Ukraine’s foreign minister Andrii Sybiha said after the attack that there is “no more urgent task” than protecting children from Russian strikes, using the moment to intensify calls for more advanced air defenses. He publicly urged NATO leaders gathering in Ankara to provide additional PAC‑3 interceptor missiles for the Patriot system and announced Ukraine is seeking an emergency UN Security Council meeting over what he called Russian “terror.” Ukraine’s air force spokesperson also warned that Russia could launch another large-scale strike as early as the next day, noting that the gap between mass attacks, typically around 10 days, has already shrunk.

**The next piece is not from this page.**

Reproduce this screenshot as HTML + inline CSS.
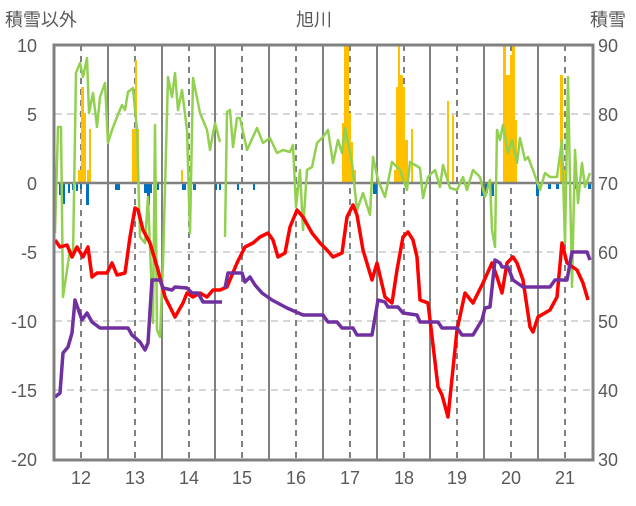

For residents of Kyiv and its satellite towns, the immediate stakes are brutally physical: shattered housing, smoke-heavy air, the threat of further detonations and the constant uncertainty over whether the next siren will signal a missile that slips through interception. The reported destruction of multiple streets in Vyshneve turns entire neighborhoods into temporary no-go zones, straining emergency services and deepening the psychological toll on families who have now seen their homes become part of the front line in a long-range duel.
Strategically, the strike arrives at a moment when Ukraine is trying to convince key NATO capitals that their decisions on ammunition stocks and rules of engagement have a direct link to scenes on the ground. Ukrainian Defense Minister Mykhailo Fedorov said on 6 July he would hold a series of talks with counterparts from countries that have Patriot missiles in storage, asking them to loan interceptors now in exchange for later replacement once Ukraine’s existing contracts start to deliver next year. That plea reflects a hard reality: Kyiv has arranged future Patriot supplies, but gaps in the coming months could give Russia windows to punch through.
Russia’s choice to hit targets in and around the capital again, so close to the Ankara summit, also carries a clear political message. Moscow is signaling that it will continue to test Ukraine’s air defenses and inflict civilian pain even as Western leaders gather to discuss long-term security guarantees and possible pressure on Kyiv to consider negotiations. The attack reinforces a pattern in which military timing and diplomatic calendars are increasingly intertwined.
The shareable lesson from this night is stark: air defense is no longer just about protecting front-line troops or strategic assets — it is the difference between a child waking up at home or never waking up at all. That reality sharpens the debate over whether NATO’s stockpiled interceptors are a reserve for hypothetical future wars, or a resource to prevent visible civilian deaths now.
Key signals to watch next include whether NATO leaders in Ankara move from statements of solidarity to concrete commitments on additional Patriots and other systems; how Russia calibrates the tempo and scale of subsequent long‑range strikes; and whether the UN Security Council session Ukraine is seeking produces only familiar rhetoric or any shift in the diplomatic framing of strikes on densely populated cities.